As for different types of signals (over a network, internal to a program, between programs (pipes), etc.), it is very easy to implement as classes derived from the basic Signal class (reimplementing its read/write with the same behavior (non-blocking, more or less) but with different protocols). If you need a more complex type of signal, you can also implement it as a system class that has no inputs (or just some parameters) and writes to a normal signal that is then connected to other systems. The possibilities are limitless with a good signals and systems implementation.

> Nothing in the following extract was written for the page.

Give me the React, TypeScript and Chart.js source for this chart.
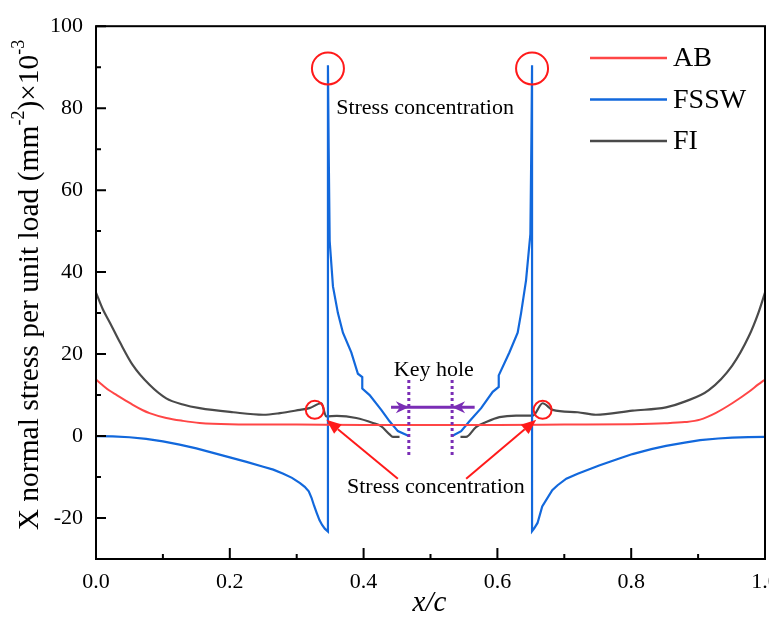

As a final note, you should not make systems that are too fine-grained. For example, consider the simple kind of blocks you find in Simulink, where some can be as simple as a matrix-vector product or something like that, then it would be really wasteful if that was implemented as a single system. You want each system to be reasonably complex such that the overhead of communicating information between systems is not as significant compared to the overall execution time. For instance, in my application, most of my controllers were composed of about 3-6 systems in total (e.g. one to deal with the hardware IO, one for dynamic compensation, one for high-level control, one for sensing collisions, etc.), and, for the model computations (inverse dynamics computations on the kinetostatic chain), I also used a highly modular setup, but this time, the computation was serialized ahead of time, for efficiency reasons. So, in your application, you should probably think of a way to allow for both, that is, have the option to take a sub-chain of elements of your simulation and serialize their execution (short-cutting the signals). This is not hard to do at all, it is very similar to file I/O serialization.


Thank you for the long and thoughful reply. I've been slightly diverted away from design a bit, so it may take me awhile to properly read and consider this when my tasks are redelegated, but I wanted to give you an initial show of gratitude before I can formulate a response.